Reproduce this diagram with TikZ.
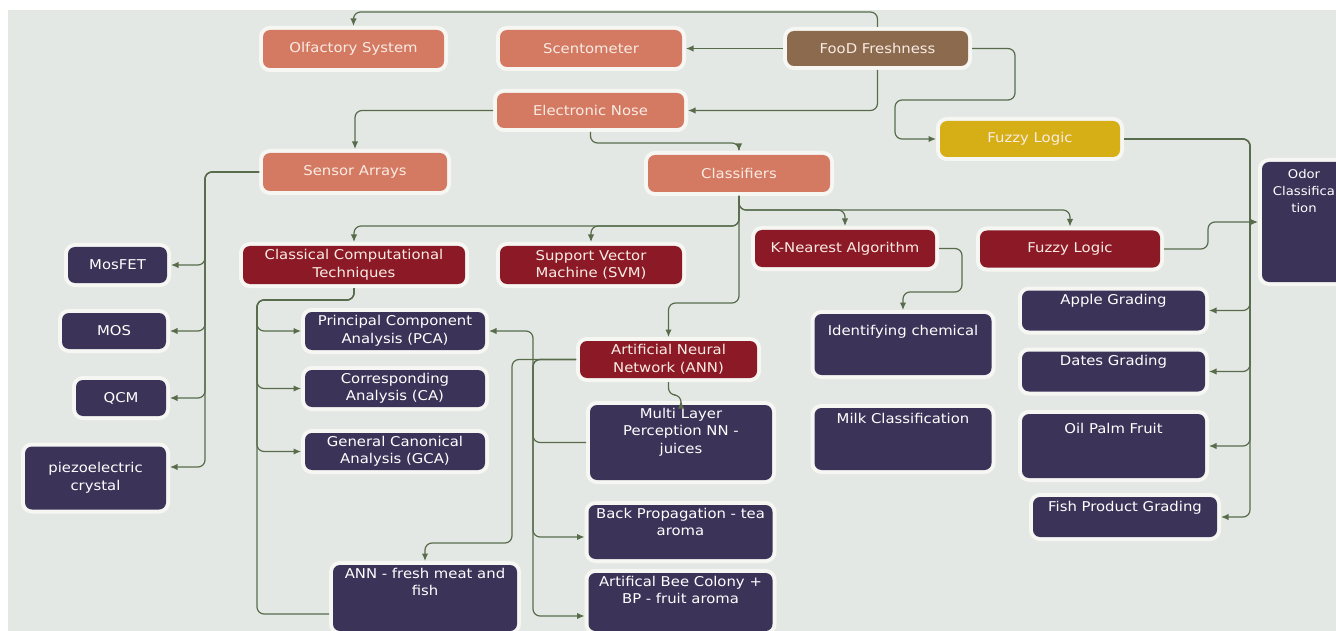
\documentclass[tikz,border=0pt]{standalone}
\usepackage{fontspec}
\setmainfont[FakeStretch=1.1]{DejaVu Sans}
\usetikzlibrary{arrows.meta,calc}
\definecolor{bgc}{RGB}{228,232,228}
\definecolor{salmon}{RGB}{212,122,98}
\definecolor{brownc}{RGB}{139,106,78}
\definecolor{yellowc}{RGB}{214,174,22}
\definecolor{redc}{RGB}{140,26,38}
\definecolor{navy}{RGB}{60,51,88}
\definecolor{linec}{RGB}{88,108,76}
\definecolor{haloc}{RGB}{246,246,243}
\definecolor{lighttext}{RGB}{250,236,228}
\newcommand\tp[3]{\parbox[t][#2pt][t]{#1pt}{\centering #3}}
\begin{document}
\begin{tikzpicture}[x=1pt,y=-1pt,
  every node/.style={font=\fontsize{13.5}{17.5}\selectfont},
  bx/.style={rounded corners=7pt, align=center, inner sep=3pt, outer sep=4pt,
    preaction={draw=haloc, line width=8pt}},
  sal/.style={bx, fill=salmon, text=lighttext},
  brn/.style={bx, fill=brownc, text=lighttext},
  yel/.style={bx, fill=yellowc, text=lighttext},
  dred/.style={bx, fill=redc, text=lighttext},
  nav/.style={bx, fill=navy, text=white},
  conn/.style={draw=linec, line width=1.2pt, rounded corners=7pt},
  arr/.style={conn, -{Latex[length=7.5pt,width=6.5pt]}}]
\useasboundingbox (0,0) rectangle (1336,631);
\fill[white] (0,0) rectangle (1336,631);
\fill[bgc] (8,10) rectangle (1336,631);
% top level
\node[sal, minimum width=181, minimum height=38] (olf) at (353.5,49) {Olfactory System};
\node[sal, minimum width=182, minimum height=37] (scent) at (591,48.5) {Scentometer};
\node[brn, minimum width=181, minimum height=35] (ff) at (877.5,48.5) {FooD Freshness};
\node[sal, minimum width=187, minimum height=35] (en) at (590.5,110.5) {Electronic Nose};
\node[yel, minimum width=180, minimum height=36] (fy) at (1030,139) {Fuzzy Logic};
\node[sal, minimum width=184, minimum height=38] (sensor) at (355,172) {Sensor Arrays};
\node[sal, minimum width=182, minimum height=37] (classif) at (739,173.5) {Classifiers};
% sensors
\node[nav, minimum width=99, minimum height=36] (mosfet) at (117.5,265) {MosFET};
\node[nav, minimum width=104, minimum height=36] (mos) at (114,331) {MOS};
\node[nav, minimum width=90, minimum height=36] (qcm) at (121,398) {QCM};
\node[nav, minimum width=141, minimum height=63] (piezo) at (95.5,478) {piezoelectric\\crystal};
% classifiers
\node[dred, minimum width=222, minimum height=38, inner sep=1pt] (classical) at (354,265) {Classical Computational\\Techniques};
\node[dred, minimum width=182, minimum height=38, inner sep=1pt] (svm) at (591,265) {Support Vector\\Machine (SVM)};
\node[dred, minimum width=180, minimum height=37] (knn) at (845,248.5) {K-Nearest Algorithm};
\node[dred, minimum width=180, minimum height=37] (fr) at (1070,249) {Fuzzy Logic};
\node[nav, minimum width=180, minimum height=38, inner sep=1pt] (pca) at (395,331) {Principal Component\\Analysis (PCA)};
\node[nav, minimum width=180, minimum height=37, inner sep=1pt] (ca) at (395,388.5) {Corresponding\\Analysis (CA)};
\node[nav, minimum width=180, minimum height=37, inner sep=1pt] (gca) at (395,451.5) {General Canonical\\Analysis (GCA)};
\node[dred, minimum width=177, minimum height=37, inner sep=1pt] (ann) at (668.5,359.5) {Artificial Neural\\Network (ANN)};
\node[nav, minimum width=177, minimum height=61] (idchem) at (903,344.5) {\tp{171}{55}{\vspace*{8pt}Identifying chemical}};
\node[nav, minimum width=177, minimum height=62] (milk) at (903,439) {\tp{171}{56}{\vspace*{2pt}Milk Classification}};
\node[nav, minimum width=178, minimum height=75] (mlp) at (681,442.5) {\tp{176}{69}{Multi Layer\\Perception NN -\\juices}};
\node[nav, minimum width=179, minimum height=54] (bp) at (680.5,532) {\tp{178}{48}{Back Propagation - tea\\aroma}};
\node[nav, minimum width=179, minimum height=58] (abc) at (680.5,602) {\tp{178}{52}{Artifical Bee Colony +\\BP - fruit aroma}};
\node[nav, minimum width=180, minimum height=66] (meat) at (425,598) {\tp{178}{60}{ANN - fresh meat and\\fish}};
% fuzzy outputs
\node[nav, minimum width=183, minimum height=40] (apple) at (1113.5,310.5) {\tp{177}{34}{\vspace*{1pt}Apple Grading}};
\node[nav, minimum width=183, minimum height=40] (dates) at (1113.5,371.5) {\tp{177}{34}{\vspace*{1pt}Dates Grading}};
\node[nav, minimum width=183, minimum height=64] (oil) at (1113.5,446) {\tp{177}{58}{\vspace*{6pt}Oil Palm Fruit}};
\node[nav, minimum width=180, minimum height=40] (fish) at (1125,517) {\tp{178}{34}{\vspace*{1pt}Fish Product Grading}};
\node[nav, minimum width=84, minimum height=120, anchor=west, inner sep=1pt] (odor) at (1258,222) {\tp{72}{118}{\fontsize{12}{17}\selectfont\vspace*{6pt}Odor\\Classifica\\tion}};
% connectors
\draw[arr] (ff.north) |- (353.5,12) -- (olf.north);
\draw[arr] (ff.west) -- (scent.east);
\draw[arr] (ff.south) |- (en.east);
\draw[arr] (ff.east) -| (1015,100) -| (895,139) -- (fy.west);
\draw[arr] (en.west) -| (sensor.north);
\draw[arr] (en.south) -- (590.5,143) -| (classif.north);
\draw[arr] (sensor.west) -| (205,265) -- (mosfet.east);
\draw[arr] (sensor.west) -| (205,331) -- (mos.east);
\draw[arr] (sensor.west) -| (205,398) -- (qcm.east);
\draw[arr] (sensor.west) -| (205,467) -- (piezo.east |- 0,467);
\draw[arr] (classif.south) -- (739,226) -| (classical.north);
\draw[arr] (classif.south) -- (739,226) -| (svm.north);
\draw[arr] (classif.south) -- (739,210) -| (knn.north);
\draw[arr] (classif.south) -- (739,210) -| (fr.north);
\draw[arr] (classif.south) -- (739,303) -| (ann.north);
\draw[arr] (knn.east) -| (962,292) -| (idchem.north);
\draw[arr] (fr.east) -| (1208,222) -- (odor.west);
\draw[arr] (fy.east) -| (1250,310.5) -- (apple.east);
\draw[arr] (fy.east) -| (1250,371.5) -- (dates.east);
\draw[arr] (fy.east) -| (1250,446) -- (oil.east);
\draw[arr] (fy.east) -| (1250,517) -- (fish.east);
\draw[arr] (classical.south) -- (354,300) -| (257,331) -- (pca.west);
\draw[arr] (classical.south) -- (354,300) -| (257,388.5) -- (ca.west);
\draw[arr] (classical.south) -- (354,300) -| (257,451.5) -- (gca.west);
\draw[conn] (classical.south) -- (354,300) -| (257,614) -- (meat.west |- 0,614);
\draw[arr] (ann.south) -- (668.5,395) -| (mlp.north);
\draw[arr] (ann.west) -| (512,543) -| (meat.north);
\draw[arr] (ann.west) -| (533,537) -- (bp.west |- 0,537);
\draw[arr] (ann.west) -| (533,616) -- (abc.west |- 0,616);
\draw[arr] (mlp.west) -| (533,331) -- (pca.east);
\end{tikzpicture}
\end{document}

◇ ◇ ◇ ◇ ◇

| WHAT IS REQUIRED |
Omit the pictures, and quote the material above exactly as given.

| SOLUTION |
Reproduce this diagram with TikZ.
\documentclass[tikz,border=0pt]{standalone}
\usepackage{fontspec}
\setmainfont[FakeStretch=1.1]{DejaVu Sans}
\usetikzlibrary{arrows.meta,calc}
\definecolor{bgc}{RGB}{228,232,228}
\definecolor{salmon}{RGB}{212,122,98}
\definecolor{brownc}{RGB}{139,106,78}
\definecolor{yellowc}{RGB}{214,174,22}
\definecolor{redc}{RGB}{140,26,38}
\definecolor{navy}{RGB}{60,51,88}
\definecolor{linec}{RGB}{88,108,76}
\definecolor{haloc}{RGB}{246,246,243}
\definecolor{lighttext}{RGB}{250,236,228}
\newcommand\tp[3]{\parbox[t][#2pt][t]{#1pt}{\centering #3}}
\begin{document}
\begin{tikzpicture}[x=1pt,y=-1pt,
  every node/.style={font=\fontsize{13.5}{17.5}\selectfont},
  bx/.style={rounded corners=7pt, align=center, inner sep=3pt, outer sep=4pt,
    preaction={draw=haloc, line width=8pt}},
  sal/.style={bx, fill=salmon, text=lighttext},
  brn/.style={bx, fill=brownc, text=lighttext},
  yel/.style={bx, fill=yellowc, text=lighttext},
  dred/.style={bx, fill=redc, text=lighttext},
  nav/.style={bx, fill=navy, text=white},
  conn/.style={draw=linec, line width=1.2pt, rounded corners=7pt},
  arr/.style={conn, -{Latex[length=7.5pt,width=6.5pt]}}]
\useasboundingbox (0,0) rectangle (1336,631);
\fill[white] (0,0) rectangle (1336,631);
\fill[bgc] (8,10) rectangle (1336,631);
% top level
\node[sal, minimum width=181, minimum height=38] (olf) at (353.5,49) {Olfactory System};
\node[sal, minimum width=182, minimum height=37] (scent) at (591,48.5) {Scentometer};
\node[brn, minimum width=181, minimum height=35] (ff) at (877.5,48.5) {FooD Freshness};
\node[sal, minimum width=187, minimum height=35] (en) at (590.5,110.5) {Electronic Nose};
\node[yel, minimum width=180, minimum height=36] (fy) at (1030,139) {Fuzzy Logic};
\node[sal, minimum width=184, minimum height=38] (sensor) at (355,172) {Sensor Arrays};
\node[sal, minimum width=182, minimum height=37] (classif) at (739,173.5) {Classifiers};
% sensors
\node[nav, minimum width=99, minimum height=36] (mosfet) at (117.5,265) {MosFET};
\node[nav, minimum width=104, minimum height=36] (mos) at (114,331) {MOS};
\node[nav, minimum width=90, minimum height=36] (qcm) at (121,398) {QCM};
\node[nav, minimum width=141, minimum height=63] (piezo) at (95.5,478) {piezoelectric\\crystal};
% classifiers
\node[dred, minimum width=222, minimum height=38, inner sep=1pt] (classical) at (354,265) {Classical Computational\\Techniques};
\node[dred, minimum width=182, minimum height=38, inner sep=1pt] (svm) at (591,265) {Support Vector\\Machine (SVM)};
\node[dred, minimum width=180, minimum height=37] (knn) at (845,248.5) {K-Nearest Algorithm};
\node[dred, minimum width=180, minimum height=37] (fr) at (1070,249) {Fuzzy Logic};
\node[nav, minimum width=180, minimum height=38, inner sep=1pt] (pca) at (395,331) {Principal Component\\Analysis (PCA)};
\node[nav, minimum width=180, minimum height=37, inner sep=1pt] (ca) at (395,388.5) {Corresponding\\Analysis (CA)};
\node[nav, minimum width=180, minimum height=37, inner sep=1pt] (gca) at (395,451.5) {General Canonical\\Analysis (GCA)};
\node[dred, minimum width=177, minimum height=37, inner sep=1pt] (ann) at (668.5,359.5) {Artificial Neural\\Network (ANN)};
\node[nav, minimum width=177, minimum height=61] (idchem) at (903,344.5) {\tp{171}{55}{\vspace*{8pt}Identifying chemical}};
\node[nav, minimum width=177, minimum height=62] (milk) at (903,439) {\tp{171}{56}{\vspace*{2pt}Milk Classification}};
\node[nav, minimum width=178, minimum height=75] (mlp) at (681,442.5) {\tp{176}{69}{Multi Layer\\Perception NN -\\juices}};
\node[nav, minimum width=179, minimum height=54] (bp) at (680.5,532) {\tp{178}{48}{Back Propagation - tea\\aroma}};
\node[nav, minimum width=179, minimum height=58] (abc) at (680.5,602) {\tp{178}{52}{Artifical Bee Colony +\\BP - fruit aroma}};
\node[nav, minimum width=180, minimum height=66] (meat) at (425,598) {\tp{178}{60}{ANN - fresh meat and\\fish}};
% fuzzy outputs
\node[nav, minimum width=183, minimum height=40] (apple) at (1113.5,310.5) {\tp{177}{34}{\vspace*{1pt}Apple Grading}};
\node[nav, minimum width=183, minimum height=40] (dates) at (1113.5,371.5) {\tp{177}{34}{\vspace*{1pt}Dates Grading}};
\node[nav, minimum width=183, minimum height=64] (oil) at (1113.5,446) {\tp{177}{58}{\vspace*{6pt}Oil Palm Fruit}};
\node[nav, minimum width=180, minimum height=40] (fish) at (1125,517) {\tp{178}{34}{\vspace*{1pt}Fish Product Grading}};
\node[nav, minimum width=84, minimum height=120, anchor=west, inner sep=1pt] (odor) at (1258,222) {\tp{72}{118}{\fontsize{12}{17}\selectfont\vspace*{6pt}Odor\\Classifica\\tion}};
% connectors
\draw[arr] (ff.north) |- (353.5,12) -- (olf.north);
\draw[arr] (ff.west) -- (scent.east);
\draw[arr] (ff.south) |- (en.east);
\draw[arr] (ff.east) -| (1015,100) -| (895,139) -- (fy.west);
\draw[arr] (en.west) -| (sensor.north);
\draw[arr] (en.south) -- (590.5,143) -| (classif.north);
\draw[arr] (sensor.west) -| (205,265) -- (mosfet.east);
\draw[arr] (sensor.west) -| (205,331) -- (mos.east);
\draw[arr] (sensor.west) -| (205,398) -- (qcm.east);
\draw[arr] (sensor.west) -| (205,467) -- (piezo.east |- 0,467);
\draw[arr] (classif.south) -- (739,226) -| (classical.north);
\draw[arr] (classif.south) -- (739,226) -| (svm.north);
\draw[arr] (classif.south) -- (739,210) -| (knn.north);
\draw[arr] (classif.south) -- (739,210) -| (fr.north);
\draw[arr] (classif.south) -- (739,303) -| (ann.north);
\draw[arr] (knn.east) -| (962,292) -| (idchem.north);
\draw[arr] (fr.east) -| (1208,222) -- (odor.west);
\draw[arr] (fy.east) -| (1250,310.5) -- (apple.east);
\draw[arr] (fy.east) -| (1250,371.5) -- (dates.east);
\draw[arr] (fy.east) -| (1250,446) -- (oil.east);
\draw[arr] (fy.east) -| (1250,517) -- (fish.east);
\draw[arr] (classical.south) -- (354,300) -| (257,331) -- (pca.west);
\draw[arr] (classical.south) -- (354,300) -| (257,388.5) -- (ca.west);
\draw[arr] (classical.south) -- (354,300) -| (257,451.5) -- (gca.west);
\draw[conn] (classical.south) -- (354,300) -| (257,614) -- (meat.west |- 0,614);
\draw[arr] (ann.south) -- (668.5,395) -| (mlp.north);
\draw[arr] (ann.west) -| (512,543) -| (meat.north);
\draw[arr] (ann.west) -| (533,537) -- (bp.west |- 0,537);
\draw[arr] (ann.west) -| (533,616) -- (abc.west |- 0,616);
\draw[arr] (mlp.west) -| (533,331) -- (pca.east);
\end{tikzpicture}
\end{document}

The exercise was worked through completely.